As many New Yorkers celebrate the state’s 1,000 craft beverage producers—double the amount of breweries, distilleries, and wineries since 2012—a slightly less fun kind of party is bubbling up. The New York Prohibition Party, founded in 1869 and dormant for nearly 80 years, is back in action.

The Party relaunched in September 2017 with a goal “to establish a lasting prohibition of the manufacture and sale of alcohol, to abolish the alcohol industry, and to establish a teetotal culture,” NYup.com reports. The group claims alcohol is unhealthy, unsafe, and expensive, costing the state $16 billion “in social, medical, and economic damages” each  year.

Booze is big business in New York. The teetotaler agenda comes at a time when New York Gov. Andrew Cuomo is championing the craft alcohol industry, offering tax credits, grants, and other incentives to boost beer, wine, and spirits production in the state. This is seen in the rise of alcohol producers, and in improvements like allowing brewers and distillers to sell alcohol by the glass in their tasting rooms.

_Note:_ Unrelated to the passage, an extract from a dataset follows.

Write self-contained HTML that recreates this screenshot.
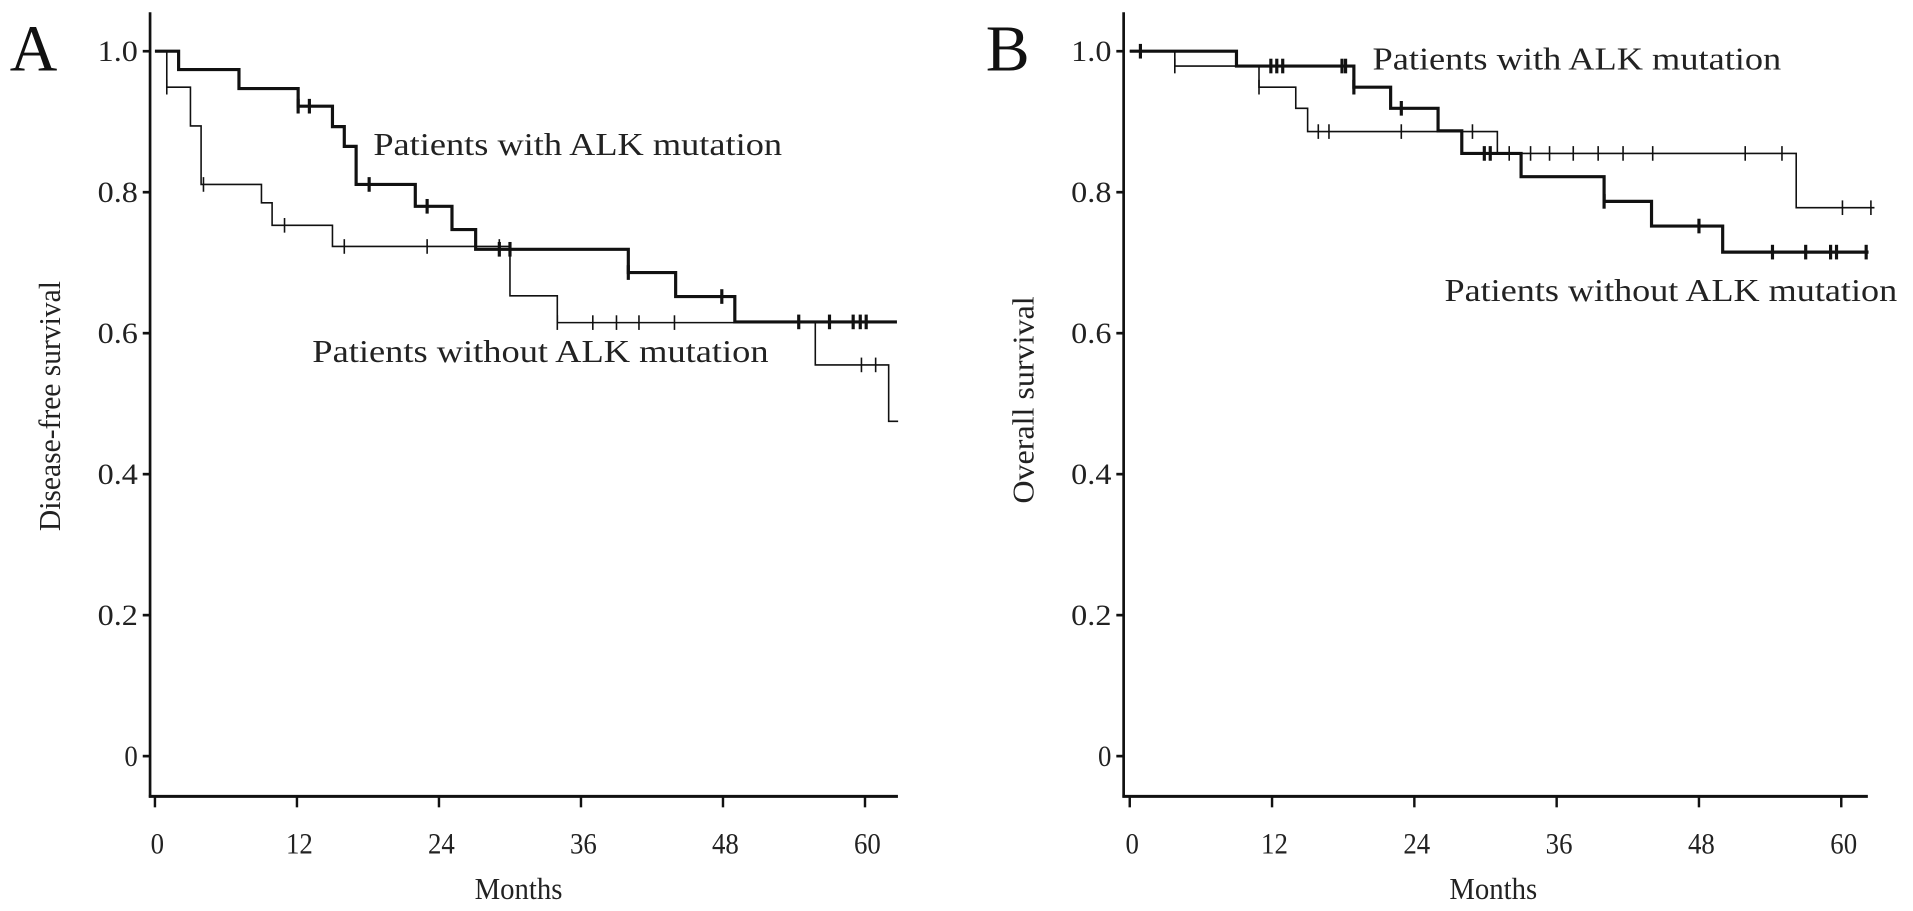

There are some admirable reforms on the Party’s agenda, such as abolishing the statute of limitations for rape and the sexual abuse of children, and “fixing the state’s education financing,” NYup.com reports.

But it mostly sounds like they’re upset Cuomo is spending so much state money on supporting alcohol they don’t want anyone to drink. Tough luck.

“Think NY Vote Dry” doesn’t have quite the same ring to it as our preferred state motto: Think New York, Drink New York.